Outra mudança relevante trazida pela proposta é a possibilidade de que pais em processo de separação resolvam temas como o pagamento de alimentos e a guarda dos filhos menores de 18 anos sem precisar ir à Justiça.
“Isso se houver consenso entre as partes. Ou seja, se aprovada a reforma, um divórcio com filhos poderia ser 100% gerido de forma extrajudicial”, frisa Rose Meireles.
O texto também prevê que casais possam alterar o regime de bens por escritura pública, sem necessidade de autorização judicial, além de permitir as “sunset clause” — cláusulas que estabelecem mudanças automáticas no regime após certo tempo de convivência.
Assim, um casal pode, por exemplo, escolher permanecer junto por dois anos sob regime de separação total de bens e, após esse período, mudar automaticamente para a comunhão parcial. Outro dispositivo acaba com a separação obrigatória de bens no casamento de maiores de 70 anos, em consonância com o entendimento do STF sobre o tema.
A proposta impõe como deveres de ex-cônjuges compartilhar despesas “destinadas à manutenção dos filhos e dos dependentes”, assim como de animais de estimação. Contudo, a falta de categorização sobre quem seriam esses dependentes poderia abrir brechas.
No caso do direito à herança, as alterações apresentadas também são alvo de debates. O novo texto prevê que o cônjuge seja retirado da posição de herdeiro necessário — aquele que têm direito garantido por lei a uma parte do patrimônio. A proposta destaca que, em caso de falecimento, a viúva ou o viúvo só herda os bens se não houver descendentes ou ascendentes vivos.
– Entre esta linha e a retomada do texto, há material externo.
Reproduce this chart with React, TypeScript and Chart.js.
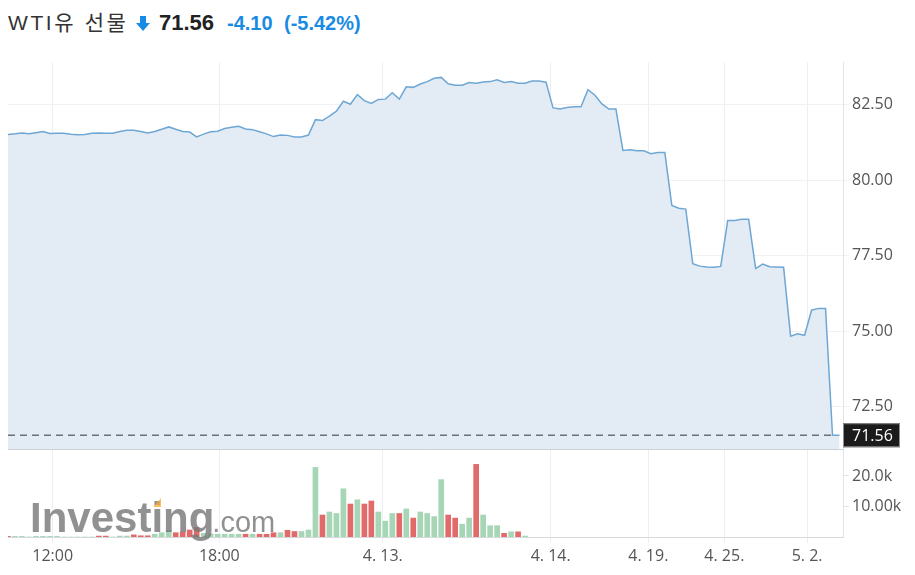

Hoje, pelo Código Civil, são herdeiros necessários filhos, netos, pais, avós, marido e esposa. Eles não podem ser deserdados, salvo em casos específicos previstos na lei, como abandono ou crime contra o responsável pela herança.
Outro direito do cônjuge previsto no projeto é o de seguir habitando na residência do responsável pela herança quando este for o único bem do inventário e ele não tiver renda ou patrimônio suficiente para se sustentar. Contudo, a norma não valeria apenas para o cônjuge, mas também para “remanescentes da família parental” que devem demonstrar o convívio familiar comum. As informações são do jornal O Globo.